-- START OF Listed entries --
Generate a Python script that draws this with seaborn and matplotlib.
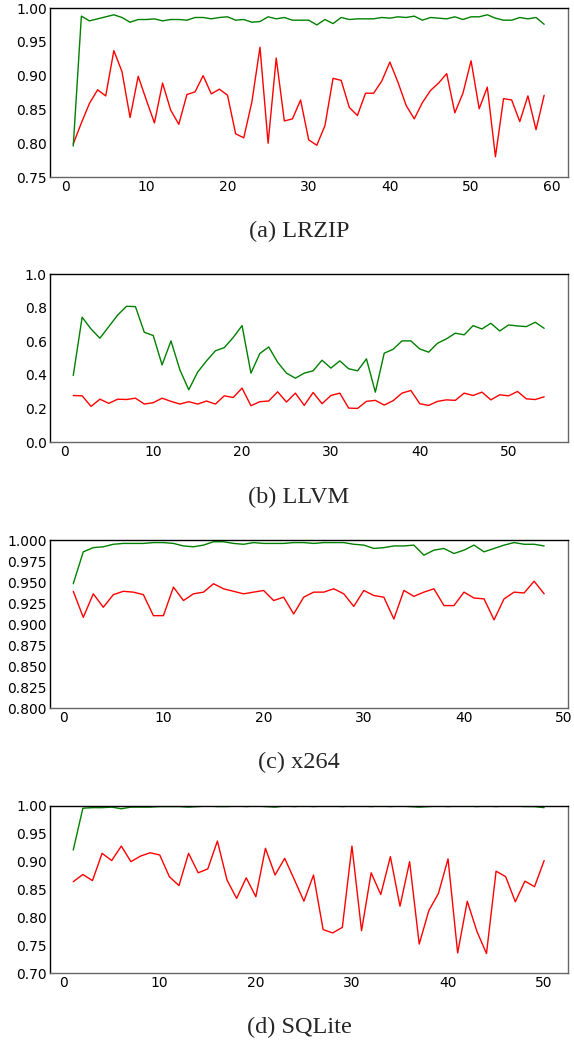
import numpy as np
import matplotlib
matplotlib.use("Agg")
import seaborn as sns
import matplotlib.pyplot as plt
from matplotlib.ticker import FormatStrFormatter

# (a) LRZIP
lrzip_green = [0.796, 0.988, 0.981, 0.984, 0.987, 0.990, 0.986, 0.979, 0.983, 0.983,
               0.984, 0.981, 0.983, 0.983, 0.982, 0.986, 0.986, 0.984, 0.986, 0.987,
               0.982, 0.983, 0.979, 0.980, 0.987, 0.984, 0.986, 0.982, 0.982, 0.982,
               0.975, 0.983, 0.977, 0.986, 0.983, 0.984, 0.984, 0.984, 0.986, 0.985,
               0.987, 0.986, 0.988, 0.982, 0.986, 0.985, 0.984, 0.987, 0.983, 0.987,
               0.987, 0.990, 0.985, 0.982, 0.982, 0.986, 0.984, 0.986, 0.976]
lrzip_red = [0.799, 0.830, 0.859, 0.879, 0.870, 0.937, 0.906, 0.838, 0.899, 0.864,
             0.830, 0.889, 0.849, 0.828, 0.872, 0.876, 0.900, 0.873, 0.880, 0.871,
             0.814, 0.808, 0.861, 0.942, 0.800, 0.926, 0.833, 0.836, 0.864, 0.805,
             0.797, 0.826, 0.896, 0.893, 0.853, 0.841, 0.874, 0.874, 0.892, 0.920,
             0.890, 0.856, 0.836, 0.860, 0.878, 0.889, 0.903, 0.845, 0.874, 0.922,
             0.851, 0.883, 0.780, 0.866, 0.864, 0.832, 0.870, 0.820, 0.871]

# (b) LLVM
llvm_green = [0.396, 0.743, 0.673, 0.618, 0.687, 0.756, 0.808, 0.806, 0.653, 0.634,
              0.459, 0.602, 0.430, 0.311, 0.416, 0.483, 0.543, 0.562, 0.622, 0.693,
              0.410, 0.527, 0.566, 0.475, 0.410, 0.380, 0.410, 0.424, 0.487, 0.440,
              0.483, 0.436, 0.424, 0.495, 0.297, 0.529, 0.552, 0.602, 0.602, 0.554,
              0.535, 0.588, 0.614, 0.648, 0.638, 0.693, 0.673, 0.707, 0.661, 0.697,
              0.691, 0.687, 0.713, 0.677]
llvm_red = [0.277, 0.275, 0.212, 0.255, 0.230, 0.255, 0.253, 0.261, 0.226, 0.234,
            0.261, 0.242, 0.226, 0.240, 0.226, 0.244, 0.226, 0.275, 0.265, 0.321,
            0.216, 0.240, 0.244, 0.299, 0.238, 0.291, 0.218, 0.295, 0.228, 0.277,
            0.291, 0.202, 0.200, 0.242, 0.248, 0.220, 0.246, 0.291, 0.307, 0.228,
            0.218, 0.242, 0.251, 0.248, 0.291, 0.277, 0.297, 0.251, 0.281, 0.275,
            0.301, 0.257, 0.253, 0.269]

# (c) x264
x264_green = [0.948, 0.986, 0.991, 0.992, 0.995, 0.996, 0.996, 0.996, 0.997, 0.997,
              0.996, 0.993, 0.992, 0.994, 0.998, 0.998, 0.996, 0.995, 0.997, 0.996,
              0.996, 0.996, 0.997, 0.997, 0.996, 0.997, 0.997, 0.997, 0.995, 0.994,
              0.990, 0.991, 0.993, 0.993, 0.994, 0.982, 0.988, 0.990, 0.984, 0.988,
              0.994, 0.986, 0.990, 0.994, 0.997, 0.995, 0.995, 0.993]
x264_red = [0.939, 0.908, 0.936, 0.920, 0.935, 0.939, 0.938, 0.935, 0.910, 0.910,
            0.944, 0.928, 0.936, 0.938, 0.948, 0.942, 0.939, 0.936, 0.938, 0.940,
            0.928, 0.932, 0.912, 0.932, 0.938, 0.938, 0.942, 0.936, 0.921, 0.940,
            0.934, 0.932, 0.906, 0.940, 0.933, 0.938, 0.942, 0.922, 0.922, 0.938,
            0.931, 0.930, 0.905, 0.930, 0.938, 0.937, 0.951, 0.936]

# (d) SQLite
sqlite_green = [0.921, 0.996, 0.997, 0.997, 0.998, 0.995, 0.998, 0.998, 0.998, 0.999,
                0.999, 0.999, 0.998, 0.999, 1.000, 0.999, 0.999, 1.000, 0.999, 1.000,
                0.999, 0.998, 1.000, 0.999, 1.000, 0.999, 1.000, 1.000, 0.999, 1.000,
                1.000, 0.999, 1.000, 0.999, 1.000, 0.999, 0.998, 0.999, 1.000, 0.999,
                1.000, 1.000, 0.999, 1.000, 0.999, 1.000, 1.000, 0.999, 0.999, 0.997]
sqlite_red = [0.864, 0.877, 0.866, 0.915, 0.902, 0.928, 0.900, 0.910, 0.916, 0.912,
              0.873, 0.857, 0.915, 0.880, 0.887, 0.937, 0.867, 0.834, 0.871, 0.837,
              0.924, 0.876, 0.906, 0.868, 0.829, 0.876, 0.778, 0.772, 0.782, 0.928,
              0.776, 0.880, 0.841, 0.909, 0.820, 0.900, 0.752, 0.812, 0.843, 0.905,
              0.736, 0.829, 0.775, 0.735, 0.883, 0.873, 0.828, 0.865, 0.855, 0.902]

captions = ["(a) LRZIP", "(b) LLVM", "(c) x264", "(d) SQLite"]
ylims = [(0.75, 1.0), (0.0, 1.0), (0.8, 1.0), (0.7, 1.0)]
ysteps = [0.05, 0.2, 0.025, 0.05]
yfmts = ["%.2f", "%.1f", "%.3f", "%.2f"]
panels = [(lrzip_green, lrzip_red), (llvm_green, llvm_red),
          (x264_green, x264_red), (sqlite_green, sqlite_red)]

# axes boxes in figure fraction (bottom, height) and caption y
boxes = [(0.8301, 0.1622), (0.5758, 0.1612), (0.3205, 0.1612), (0.0662, 0.1603)]
cap_y = [0.7774, 0.5230, 0.2678, 0.0144]

sns.set_style("white")
plt.rcParams['font.family'] = ['DejaVu Sans']

fig = plt.figure(figsize=(5.74, 10.42), dpi=100)

for i, (green, red) in enumerate(panels):
    b, h = boxes[i]
    ax = fig.add_axes([0.0866, b, 0.9024, h])
    xs = np.arange(1, len(green) + 1)
    sns.lineplot(x=xs, y=red, color="red", linewidth=1.0, ax=ax)
    sns.lineplot(x=xs, y=green, color="green", linewidth=1.0, ax=ax)
    lo, hi = ylims[i]
    ax.set_ylim(lo, hi)
    ax.set_yticks(np.arange(lo, hi + ysteps[i] / 2, ysteps[i]))
    ax.yaxis.set_major_formatter(FormatStrFormatter(yfmts[i]))
    ax.margins(x=0.05)
    ax.tick_params(axis="both", length=0, pad=2, labelsize=10, labelcolor="black")
    for side in ["top", "left"]:
        ax.spines[side].set_color("black")
    for side in ["bottom", "right"]:
        ax.spines[side].set_color("#666666")
    for s in ax.spines.values():
        s.set_linewidth(1.0)
        s.set_visible(True)
    fig.text(0.521, cap_y[i], captions[i], ha="center", va="center", fontsize=17.5,
             family=["Liberation Serif", "DejaVu Serif"])

fig.savefig("out.png", dpi=100)
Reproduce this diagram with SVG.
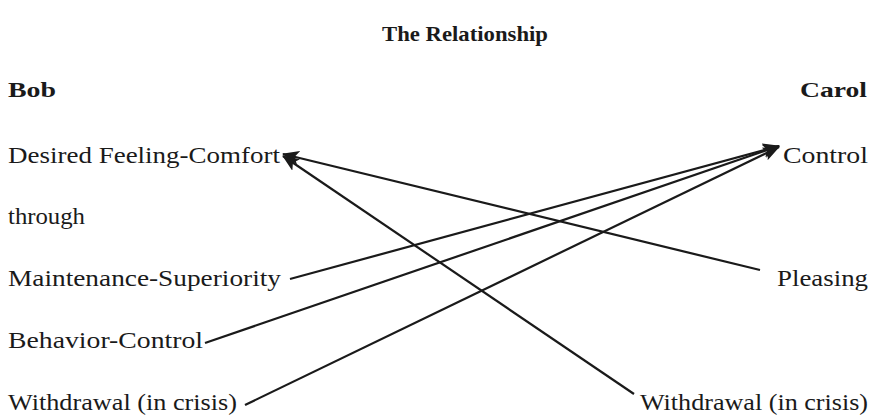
-- END OF Listed entries --
● **Goal**:
Locate the word "this" in the data above. Copy every line carrying it.

● **Written answer**:
Generate a Python script that draws this with seaborn and matplotlib.
Reproduce this diagram with SVG.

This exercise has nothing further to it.